Como soy un tipo melindroso y no me apetecía que la Junta Electoral Central ordenase que me disolvieran a boinazos, fui obediente y me pasé todo el día de ayer reflexiona que te reflexiona. Venga y dale a exprimir los magines, desde que despegué el párpado hasta esta tardía hora en que, aún con nueve décimas partes de mi mismo perdidas en mi universo interior, tecleo torpemente con el único objetivo de que la columna no se quede en blanco y alguien vea alguna intencionalidad oscura en ello. Calculo que me van a durar tres semanas las agujetas en las neuronas, y lo peor es que no tengo nada claro que haya servido para algo arriesgarme a un derrame cerebral. Tanto trajín mental, para acabar concluyendo que pienso lo mismo que hace veinticuatro horas.

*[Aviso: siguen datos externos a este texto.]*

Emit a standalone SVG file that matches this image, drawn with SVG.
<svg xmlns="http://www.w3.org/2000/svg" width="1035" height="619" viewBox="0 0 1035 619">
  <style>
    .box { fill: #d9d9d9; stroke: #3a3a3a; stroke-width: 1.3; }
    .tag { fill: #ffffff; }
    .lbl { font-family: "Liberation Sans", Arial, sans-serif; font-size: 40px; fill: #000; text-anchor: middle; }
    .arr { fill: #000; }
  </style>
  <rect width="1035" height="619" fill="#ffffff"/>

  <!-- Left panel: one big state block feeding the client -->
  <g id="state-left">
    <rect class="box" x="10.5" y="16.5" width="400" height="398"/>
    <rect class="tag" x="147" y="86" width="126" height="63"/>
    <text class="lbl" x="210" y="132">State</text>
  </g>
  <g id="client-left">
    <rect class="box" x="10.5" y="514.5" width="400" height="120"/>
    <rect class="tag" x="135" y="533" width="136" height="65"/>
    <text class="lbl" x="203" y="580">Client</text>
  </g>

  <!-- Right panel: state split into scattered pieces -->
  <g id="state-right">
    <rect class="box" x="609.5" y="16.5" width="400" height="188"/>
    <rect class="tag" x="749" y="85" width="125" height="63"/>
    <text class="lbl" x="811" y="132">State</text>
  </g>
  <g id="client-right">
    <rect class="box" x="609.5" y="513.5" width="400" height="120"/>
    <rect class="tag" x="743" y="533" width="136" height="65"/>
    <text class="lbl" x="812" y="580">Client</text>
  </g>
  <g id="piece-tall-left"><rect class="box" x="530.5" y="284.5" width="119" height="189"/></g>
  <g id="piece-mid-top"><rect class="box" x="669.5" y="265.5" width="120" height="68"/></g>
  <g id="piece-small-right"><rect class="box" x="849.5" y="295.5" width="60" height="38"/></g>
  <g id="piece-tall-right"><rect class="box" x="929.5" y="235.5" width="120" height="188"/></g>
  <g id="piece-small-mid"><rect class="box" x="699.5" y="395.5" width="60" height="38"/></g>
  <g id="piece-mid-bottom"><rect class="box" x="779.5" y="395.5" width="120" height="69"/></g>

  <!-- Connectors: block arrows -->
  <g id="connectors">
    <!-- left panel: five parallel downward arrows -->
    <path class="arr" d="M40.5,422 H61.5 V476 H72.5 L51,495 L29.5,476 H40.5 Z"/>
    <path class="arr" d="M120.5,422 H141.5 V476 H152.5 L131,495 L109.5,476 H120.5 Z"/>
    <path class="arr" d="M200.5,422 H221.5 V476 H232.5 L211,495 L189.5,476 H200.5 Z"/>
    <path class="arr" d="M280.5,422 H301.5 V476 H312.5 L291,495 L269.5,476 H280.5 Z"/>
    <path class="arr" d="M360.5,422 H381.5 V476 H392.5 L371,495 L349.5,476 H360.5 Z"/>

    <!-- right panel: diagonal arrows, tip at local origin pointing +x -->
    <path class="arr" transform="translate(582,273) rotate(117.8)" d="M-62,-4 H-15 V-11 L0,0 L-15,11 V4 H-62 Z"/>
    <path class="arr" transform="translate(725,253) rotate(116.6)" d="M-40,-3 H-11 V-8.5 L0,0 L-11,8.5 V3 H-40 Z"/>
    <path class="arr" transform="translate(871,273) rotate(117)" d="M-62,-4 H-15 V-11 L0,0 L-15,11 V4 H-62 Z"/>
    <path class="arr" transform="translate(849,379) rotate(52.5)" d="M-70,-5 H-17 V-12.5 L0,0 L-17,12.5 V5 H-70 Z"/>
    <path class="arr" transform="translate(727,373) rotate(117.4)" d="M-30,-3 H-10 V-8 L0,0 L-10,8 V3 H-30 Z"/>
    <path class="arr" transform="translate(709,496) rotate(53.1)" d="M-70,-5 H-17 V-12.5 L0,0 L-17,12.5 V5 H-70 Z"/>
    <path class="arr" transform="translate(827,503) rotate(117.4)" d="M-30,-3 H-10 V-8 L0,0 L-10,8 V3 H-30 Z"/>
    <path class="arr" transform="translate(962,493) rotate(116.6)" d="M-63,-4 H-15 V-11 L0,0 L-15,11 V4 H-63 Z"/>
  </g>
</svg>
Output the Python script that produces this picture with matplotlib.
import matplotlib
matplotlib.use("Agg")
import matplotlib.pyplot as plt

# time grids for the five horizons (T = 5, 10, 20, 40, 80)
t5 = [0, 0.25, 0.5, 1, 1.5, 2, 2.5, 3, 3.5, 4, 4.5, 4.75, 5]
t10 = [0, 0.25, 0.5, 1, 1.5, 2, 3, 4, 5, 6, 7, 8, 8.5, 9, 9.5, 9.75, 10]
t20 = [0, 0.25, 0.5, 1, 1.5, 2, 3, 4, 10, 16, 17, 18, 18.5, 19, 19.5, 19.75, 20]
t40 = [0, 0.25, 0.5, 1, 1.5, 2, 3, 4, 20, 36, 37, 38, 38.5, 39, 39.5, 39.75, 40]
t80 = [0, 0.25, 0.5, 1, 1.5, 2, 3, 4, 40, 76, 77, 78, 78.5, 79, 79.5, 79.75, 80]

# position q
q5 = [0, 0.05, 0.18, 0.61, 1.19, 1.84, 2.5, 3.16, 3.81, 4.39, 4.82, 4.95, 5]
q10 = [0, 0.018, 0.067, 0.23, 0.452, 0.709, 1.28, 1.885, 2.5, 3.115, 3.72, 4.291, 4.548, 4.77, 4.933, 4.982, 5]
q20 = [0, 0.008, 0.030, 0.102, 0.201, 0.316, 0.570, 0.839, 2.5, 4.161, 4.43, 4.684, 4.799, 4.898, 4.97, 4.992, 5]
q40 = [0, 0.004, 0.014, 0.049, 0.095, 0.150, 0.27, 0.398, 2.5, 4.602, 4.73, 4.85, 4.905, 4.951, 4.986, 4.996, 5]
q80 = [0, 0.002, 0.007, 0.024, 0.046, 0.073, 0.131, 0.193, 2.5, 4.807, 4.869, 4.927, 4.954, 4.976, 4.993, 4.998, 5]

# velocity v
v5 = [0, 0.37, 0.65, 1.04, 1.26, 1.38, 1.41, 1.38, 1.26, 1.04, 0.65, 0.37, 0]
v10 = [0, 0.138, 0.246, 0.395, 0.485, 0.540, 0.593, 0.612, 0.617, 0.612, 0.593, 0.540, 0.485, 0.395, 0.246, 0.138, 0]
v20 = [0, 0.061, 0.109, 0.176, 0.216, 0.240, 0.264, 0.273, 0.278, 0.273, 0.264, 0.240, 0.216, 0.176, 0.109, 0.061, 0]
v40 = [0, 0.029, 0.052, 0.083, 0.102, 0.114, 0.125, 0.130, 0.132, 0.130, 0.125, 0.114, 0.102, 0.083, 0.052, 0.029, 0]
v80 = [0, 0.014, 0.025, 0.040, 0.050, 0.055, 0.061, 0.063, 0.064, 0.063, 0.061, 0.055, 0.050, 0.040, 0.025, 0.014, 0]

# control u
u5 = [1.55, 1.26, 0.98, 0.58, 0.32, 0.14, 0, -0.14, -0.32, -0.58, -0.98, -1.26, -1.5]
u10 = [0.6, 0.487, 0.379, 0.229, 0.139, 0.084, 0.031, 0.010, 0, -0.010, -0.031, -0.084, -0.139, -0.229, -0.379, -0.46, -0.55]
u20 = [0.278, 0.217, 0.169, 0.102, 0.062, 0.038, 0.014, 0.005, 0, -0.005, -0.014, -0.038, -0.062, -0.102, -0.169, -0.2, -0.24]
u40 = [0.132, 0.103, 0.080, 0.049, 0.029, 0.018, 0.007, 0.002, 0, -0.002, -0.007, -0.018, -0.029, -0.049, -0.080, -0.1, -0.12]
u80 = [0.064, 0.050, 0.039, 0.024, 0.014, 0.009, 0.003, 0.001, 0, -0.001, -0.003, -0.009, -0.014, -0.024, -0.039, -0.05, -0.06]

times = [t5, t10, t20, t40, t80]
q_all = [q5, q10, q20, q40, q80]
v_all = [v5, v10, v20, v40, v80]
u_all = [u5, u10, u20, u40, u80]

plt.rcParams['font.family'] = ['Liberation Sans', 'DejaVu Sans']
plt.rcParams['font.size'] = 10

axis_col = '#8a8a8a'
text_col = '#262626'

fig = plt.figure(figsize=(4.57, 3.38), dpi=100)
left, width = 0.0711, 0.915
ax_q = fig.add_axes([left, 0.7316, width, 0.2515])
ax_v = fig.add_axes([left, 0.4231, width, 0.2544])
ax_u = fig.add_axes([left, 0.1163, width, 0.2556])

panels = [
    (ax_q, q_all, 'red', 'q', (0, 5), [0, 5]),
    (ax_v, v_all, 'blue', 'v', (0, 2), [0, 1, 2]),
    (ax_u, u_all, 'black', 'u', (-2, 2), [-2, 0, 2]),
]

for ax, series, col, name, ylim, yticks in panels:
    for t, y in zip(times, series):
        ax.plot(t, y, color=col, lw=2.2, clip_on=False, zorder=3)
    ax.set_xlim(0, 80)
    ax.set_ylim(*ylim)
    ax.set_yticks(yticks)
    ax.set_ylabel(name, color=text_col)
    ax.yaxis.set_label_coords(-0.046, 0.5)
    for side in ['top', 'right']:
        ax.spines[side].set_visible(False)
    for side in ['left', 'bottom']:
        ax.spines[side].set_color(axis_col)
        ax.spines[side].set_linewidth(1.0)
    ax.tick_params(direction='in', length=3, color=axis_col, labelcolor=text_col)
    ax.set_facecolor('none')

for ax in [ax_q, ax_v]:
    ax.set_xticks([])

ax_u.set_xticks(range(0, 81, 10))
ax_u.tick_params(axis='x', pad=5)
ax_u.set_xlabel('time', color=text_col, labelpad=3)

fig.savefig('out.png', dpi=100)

¿Tengo entonces ya decidido mi voto? Hmmm… Bueno, en fin… Soy procrastinador por naturaleza y fui dejando y dejando esa parte de la introspección para más adelante, hasta que me ha pillado el toro. No se lo chiven, por favor, a esos burócratas semimilicos que velan por el cumplimiento de la normativa en materia de urnas y sufragios, porque lo mismo me meten un puro por dedicar la jornada a pensamientos ajenos al legalmente imperativo, que era escoger papeleta. Bromas, las justas, con los gorilas de la discoteca donde se celebra la fiesta -es decir, el sarao- de la democracia. Miren a esa pobre desgraciada, suplente de una mesa en las elecciones de 2008, a la que le han caído catorce días de cárcel por llegar tarde.
Mi delito es, me temo, peor. No solamente he consumido la totalidad del día sin tatuarme en la ropa interior la sigla que echaré -o no- hoy al caldero, sino que, además, de entre todas las cavilaciones posibles, he estado reflexionando hasta el último segundo… ¡sobre la propia jornada de reflexión! Y, como les decía hace unas líneas, sólo he llegado a reconfirmarme en todo lo que opinaba sobre ella: que es una memez supina.